Diaries (HCR/1) The HCR diaries from 1811 onwards comprise 33 notebooks. There are chonological gaps in this record of his life which are covered by sub-series Travel Diaries (see below). Pencilled notes on the endpapers and lines in the entries were made by Thomas Sadler in the course of his editing portions of the diaries.
Diaries Typescript: A typescript of the diaries, made in the first decade of the 20th century covers the period 1811-1853, the first 23 volumes of the diary. Notes in previous catalgoues to the diaries suggest that the decision to end the typescript with the volume ending on 23 June 1813 was made as thereafter the diaries contain less interesting matter, most of HCR's contemporaries and famous friends having died by that date.
Shorthand entries in HCR Diaries: The transcript of the shorthand passages in HCR’s diaries is contained in three foolscap, hard-covered, exercise books. On the flyleaf of the first is written 'The Diaries of Henry Crabb Robinson. The passages in Shorthand deciphered and transcribed, with a key, by R. Travers Herford. Librarian. 1921. Vol. I. Diary Vols I – XII.' On the flyleaf of the second is written 'The Diaries of Henry Crabb Robinson. The passages in shorthand deciphered and transcribed by R. Travers Herford, Librarian, 1921. Vol. II. Diary Vols XIII – XXVII.'
The third volume has 'Shorthand passages in MSS. of H. Crabb Robinson deciphered and transcribed by R. Travers Herford.' This volume transcribes passages from the 1801 Journal, the Memorandum Book of 1804, and the series of Travel Diaries. Some of the entries are on loose sheets inserted, by both R. T. Herford and another. Some of the entries written in the volume are by Stephen K. Jones
Travel Diaries (HCR/2): It was HCR’s practice not to take his diary away with him when he travelled on holiday but to take another volume with him in which to record his activities. Apart from the first volume listed below, dating from his years in Germany, the Travel diaries extend from 1814 to 1866. Sometimes, on a much later journey, he used blank pages of an earlier volume to make his entries. Some of these volumes have accounts of money spent during the journey and at the places where he stayed. Occasionally, in after years, he added a few comments or other memoranda at the end of the entries.
Reminiscences (HCR/3) HCR begun his reminiscences in 1845 and continued them until October 1859, writing on quarto folded sheets, now fixed in four volumes. The first volume (HCR/3/1) begins with an account of his family and childhood years, then covers the years 1790-1809 (ff. 443); the second volume spans 1810-1825 (ff.443); the third volume spans 1826-1833 (ff. 440); the forth volume spans 1834-1843 (ff. 426) followed by remiscences on Coleridge, Wordsworh, Lamb and other significant literary figures contuning to 1829 and written in the period 1849-1851.
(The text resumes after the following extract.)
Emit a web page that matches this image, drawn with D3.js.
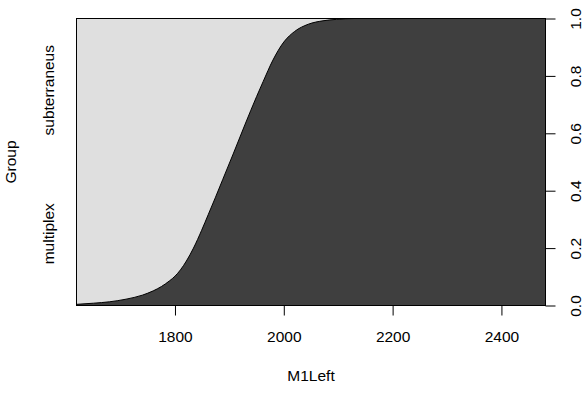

Anecdotes and Memoranda (HCR/4) This section comprises a volume which formerly bound five small notebooks (now disbinded). A notebook, commenced in 1834, of anecdotes 'not taken from print', the first three pages being 'copied from an old book begun in 1815 and lost'. Contains 173 anecdotes, the last entered in 1864, the date of a further note inscribed on the inside of the front cover:
'Jemima Robinson's Registry of births & deaths of her family.' Notes made by Jemima Robson, née Crabb, 1736-1793, mother of HCR.
'Itinerary of foreign travel from April 3rd. 1800 to Novemeber 1838. Subsequent itinerary and other items less regularly kept to the end of 1851'.
Memoranda 1807 Jan: 21 to Decr 31. [In German.] Memoranda July 19 1808 Jany. 18 1809. [In English and German.] Loose at the end a copy of HCR’s paper: 'Dissenters’ Chapels Bill. Brief reply to the allegations contained in the petitions or Resolutions of the opponents to the Bill. Written in 1844'. see Bundle 5.XV. [This copy given to the Library by Rev. Richard Acland Armstrong, 3 Jun 1903, according to the note by F. H. Jones.]
Correspondence (HCR/5): The greater part of HCR’s correspondence is fixed in thirty-two quarto volumes, to each of which is appended a list of the contents. At the beginning of the first volume is some older family correspondence and at the conclusion of the last volume are some items of earlier years previously omitted. Occasionally a letter has been wrongly dated and appears out of the chronological sequence.
Robinson was apprenticed to an attorney in Colchester at the age of fourteen. There he began to read, first using his master’s library and then borrowing books for a penny a night from the town’s circulating library. He eventually built up an exceptional private library of his own, and his collection of German works attracted a number of scholars including George Eliot. Robinson gave many books away towards the end of his life. A selection of the remaining books went to Dr Williams’s Library, of which Robinson was a trustee; and some books, especially those that had gone to Edwin Wilkins Field, were donated to the Library in the early twentieth century. A portion of the German volumes contain Robinson’s own marginalia, and since they stand in particular need of conservation, would be suitable items for adoption.